1. A falsely friendly implication of ignorance
“Are you sure you didn’t see it?” I was asked. As a customer, this is not helpful. In retrospect, this experience made me think of all the times I’ve asked patrons, “Did you try X?” or “Are you sure it wasn’t there?” From now on, I will try to remember my exasperating encounter and instead say, “What were you trying to do?” or “How can I help you fix it?”
2. Lack of customer prioritization skills
This problem is otherwise known as “answering the phone before you’ve finished your business with the person in front of you”. Ok, maybe your business doesn’t want you to let any calls go to voicemail, I get it. But if you’re going to leave an agitated, paying customer for a phone call, you’d better put that call on hold. What happened in my situation is that the clerk began answering multiple questions and booking a reservation without even acknowledging that I was still there. After about two minutes, I grumbled and walked away. Think of the last really angry patron you encountered. What would have happened if you had broken eye contact with them, answered the phone or walked away to take care of other issues before you were finished with their business? I can think of less egregious slights that have warranted supervisor, director or even police involvement. Even if such incidents don’t turn into massive patron outbursts, they are still major customer service issues. As a person who was reluctantly asked for help I felt stupid, unskilled, and a bother. After being ignored, those self-depreciating feelings turned outward into anger, embarrassment and frustration. Those feelings turn into actions by even the meekest of people.
Every customer service book/resource I’ve read suggests putting one’s self in the customer’s shoes and asks readers to consider, “How would YOU have liked the situation to be resolved?” Here’s my stab at it, from both the old, customer service-centric library lady point of view and the new, angry, slighted customer.
1. Acknowledgement of the problem
Yes, our hotel has a lot of convoluted hallways. You’re not the only one who has trouble navigating it. Or, even, simply, what can I help you find? Don’t be judgmental. On a single glance, you have no idea what someone’s limitations are. You’ll never know by my oh-so-cool (ha!) exterior that I couldn’t navigate myself out of a paper bag without the Google Maps app. Or that I thought it was good road-trip planning to buy and consume two bottles of Diet Mt. Dew for a four-hour drive. What you, or any good customer-service inclined staff member should know is that I’ve asked you for help. It’s your job at service desk to figure out what someone needs, not judge them.

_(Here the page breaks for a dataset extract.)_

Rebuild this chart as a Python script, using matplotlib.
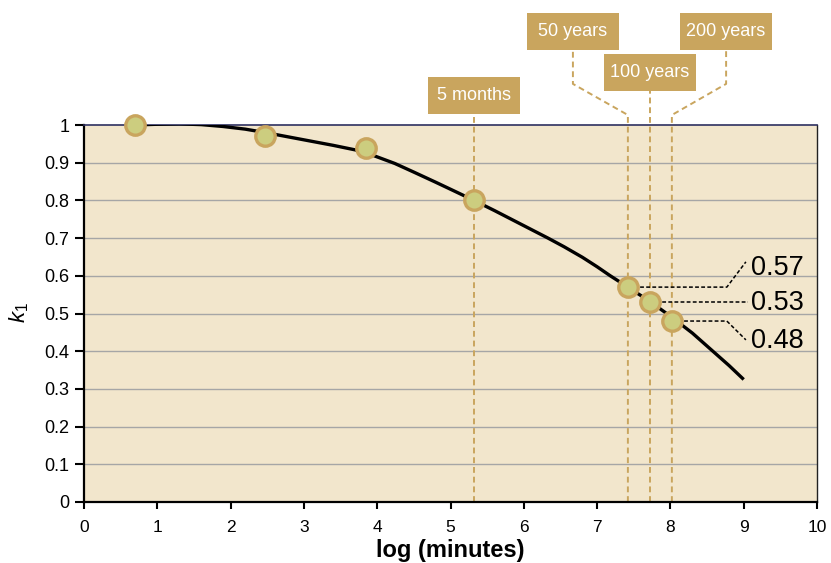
import matplotlib
matplotlib.use("Agg")
from matplotlib import pyplot as plt
from matplotlib.patches import Rectangle

plt.rcParams["font.family"] = ["Liberation Sans", "DejaVu Sans"]
plt.rcParams["mathtext.fontset"] = "custom"
plt.rcParams["mathtext.rm"] = "Liberation Sans"
plt.rcParams["mathtext.it"] = "Liberation Sans:italic"

# measured points (log minutes, k1)
point_x = [0.69, 2.47, 3.85, 5.32, 7.42, 7.72, 8.02]
point_k = [1.0, 0.972, 0.939, 0.80, 0.57, 0.53, 0.48]

# fitted curve
curve_x = [0.69, 1.0, 1.3, 1.6, 1.9, 2.2, 2.5, 2.8, 3.1, 3.4, 3.7, 3.95,
           4.24, 4.5, 4.8, 5.05, 5.32, 5.6, 5.85, 6.1, 6.33, 6.55, 6.8,
           7.0, 7.18, 7.42, 7.72, 8.02, 8.3, 8.55, 8.8, 9.0]
curve_k = [1.0, 1.002, 1.003, 1.001, 0.996, 0.989, 0.979, 0.968, 0.957,
           0.946, 0.934, 0.919, 0.898, 0.875, 0.848, 0.825, 0.80, 0.773,
           0.748, 0.723, 0.70, 0.677, 0.649, 0.624, 0.60, 0.57, 0.532, 0.49,
           0.448, 0.405, 0.362, 0.325]

# time markers
event_labels = ["5 months", "50 years", "100 years", "200 years"]
event_x = [5.32, 7.42, 7.72, 8.02]

value_labels = ["0.57", "0.53", "0.48"]

x_ticks = list(range(0, 11))
y_ticks = [i / 10 for i in range(0, 11)]
y_ticklabels = ["0", "0.1", "0.2", "0.3", "0.4", "0.5", "0.6", "0.7", "0.8", "0.9", "1"]

gold = "#C9A55E"
bg = "#F2E6CC"

fig = plt.figure(figsize=(8.31, 5.63), dpi=100)
ax = fig.add_axes([84 / 831, 61 / 563, 733 / 831, 377 / 563])
ax.set_facecolor(bg)
ax.set_xlim(0, 10)
ax.set_ylim(0, 1)

# --- grid ---
for y in y_ticks[1:-1]:
    ax.axhline(y, color="#A6A6A6", lw=1.0, zorder=1)

# --- spines / ticks ---
ax.spines["left"].set_linewidth(1.6)
ax.spines["bottom"].set_linewidth(1.6)
ax.spines["top"].set_color("#2E3060")
ax.spines["top"].set_linewidth(1.2)
ax.spines["right"].set_color("#222222")
ax.spines["right"].set_linewidth(1.0)
ax.set_xticks(x_ticks)
ax.set_yticks(y_ticks)
ax.set_yticklabels(y_ticklabels)
ax.tick_params(axis="y", direction="out", length=6.5, width=1.5, pad=4, labelsize=13)
ax.tick_params(axis="x", direction="out", length=5, width=1.5, pad=8, labelsize=12.5)

# --- golden leader lines for the time markers ---
dash_gold = dict(color=gold, lw=1.4, ls=(0, (3, 2)), clip_on=False, zorder=2)
y_top = 1.0265
ax.plot([event_x[0], event_x[0]], [0, y_top], **dash_gold)
ax.plot([event_x[1], event_x[1], 6.67, 6.67], [0, y_top, 1.109, 1.199], **dash_gold)
ax.plot([event_x[2], event_x[2]], [0, 1.09], **dash_gold)
ax.plot([event_x[3], event_x[3], 8.76, 8.76], [0, y_top, 1.109, 1.199], **dash_gold)

box_cx = [5.32, 6.67, 7.72, 8.76]
box_cy = [1.0782, 1.248, 1.139, 1.248]
box_w = 92 / 73.3
box_h = 37 / 377
for lab, cx, cy in zip(event_labels, box_cx, box_cy):
    ax.add_patch(Rectangle((cx - box_w / 2, cy - box_h / 2), box_w, box_h,
                           facecolor=gold, edgecolor="none", clip_on=False, zorder=5))
    ax.text(cx, cy, lab, color="white", fontsize=13, ha="center", va="center",
            clip_on=False, zorder=6)

# --- curve and points ---
ax.plot(curve_x, curve_k, color="black", lw=2.4, zorder=3, solid_capstyle="butt",
        solid_joinstyle="round")
ax.plot(point_x, point_k, "o", ms=14, mfc="#CCCD7F", mec=gold, mew=2.4,
        zorder=4, clip_on=False)

# --- value callouts ---
dash_k = dict(color="black", lw=1.1, ls=(0, (2.5, 1.5)), clip_on=False, zorder=2)
ax.plot([point_x[4], 8.77, 9.03], [point_k[4], point_k[4], 0.637], **dash_k)
ax.plot([point_x[5], 9.06], [point_k[5], point_k[5]], **dash_k)
ax.plot([point_x[6], 8.77, 9.03], [point_k[6], point_k[6], 0.43], **dash_k)
for lab, y in zip(value_labels, [0.621, 0.528, 0.427]):
    ax.text(9.1, y, lab, fontsize=19.5, ha="left", va="center", zorder=6)

# --- axis titles ---
fig.text(450 / 831, 6 / 563, "log (minutes)", fontsize=17, fontweight="bold",
         ha="center", va="baseline")
fig.text(19 / 831, 250 / 563, r"$k_1$", fontsize=16, rotation=90,
         ha="center", va="center")

fig.savefig("out.png", dpi=100)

2. Give the person an answer they can use
Whether it’s directions, a title, or another source of info, it’s up to us, as service employees to determine, based on the information gleaned from our patrons (Angela Semifero from Marshall District Library, illustrated this point in her session on the Reference Interview at the Beginning Workshop), to figure out what the person standing in front of us needs. In my case, what I needed was someone to point at the X already drawn on my map and say, “your room number range is here. If you turn right (or left, I still don’t really know :/) you’ll see a sign that has your room range on it. OR SOMETHING. Another thing I was reminded of by Angela this morning is that pointing is not only rude, but it is seldom helpful. Look, I suck at directions. I was born that way. I muddle my way through with technology and maps and help from the very kind. This not a rare affliction. There is no need to make me feel dumber than I already feel. Come out from behind your desk and walk with me – maybe you can’t make it all the way to the stack (room), but maybe to that first sign.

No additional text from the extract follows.